China has been progressively tightening the noose around iron ore for months now. With some success given recent falls in iron ore prices. Measures so far have included:
- Releasing strategic reserves.
- Punishing speculators and limiting futures bidding.
- Constraining steel output which will lower iron ore imports so long as the curbs are wide enough to prevent cheating. Which, in the past, they have not been.
- Removing restrictions on scrap imports. These did lift lifted scrap imports a little but also drove up prices making them uncompetitive and stalling volumes.
- Removing steel export rebates to keep more output within its borders. In theory, this will drop both steel and iron ore prices in China because it is the marginal price setter for both, even if it lifts prices elsewhere. The problem with this strategy so far is that Chinese steel is so competitive that after a brief plunge in export volumes they rebounded.

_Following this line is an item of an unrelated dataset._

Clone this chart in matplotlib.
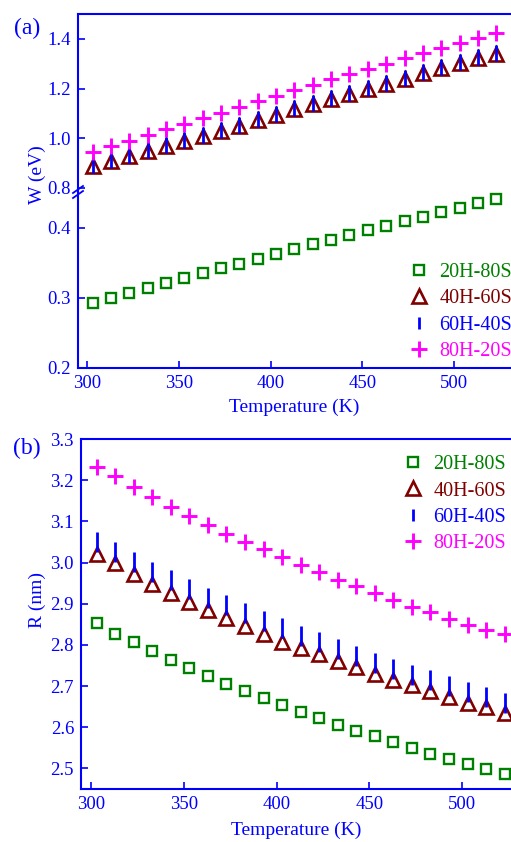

Today we get news that China is now mulling export tariffs for steel. The mooted numbers are 10-25% aimed to launch in the September QTR.
Presumably, having failed once, authorities have done their research and determined that this will be enough to materially cut exports.
The news sank Dalian futures by 2% and took the gloss off the runaway Big Iron bid on the ASX.
More to the point, it shows a distinct determination to materially dent the iron ore bid in China. This goes to the conclusion that China will ultimately succeed in this endeavour as demand weakens and supply rebounds through H2.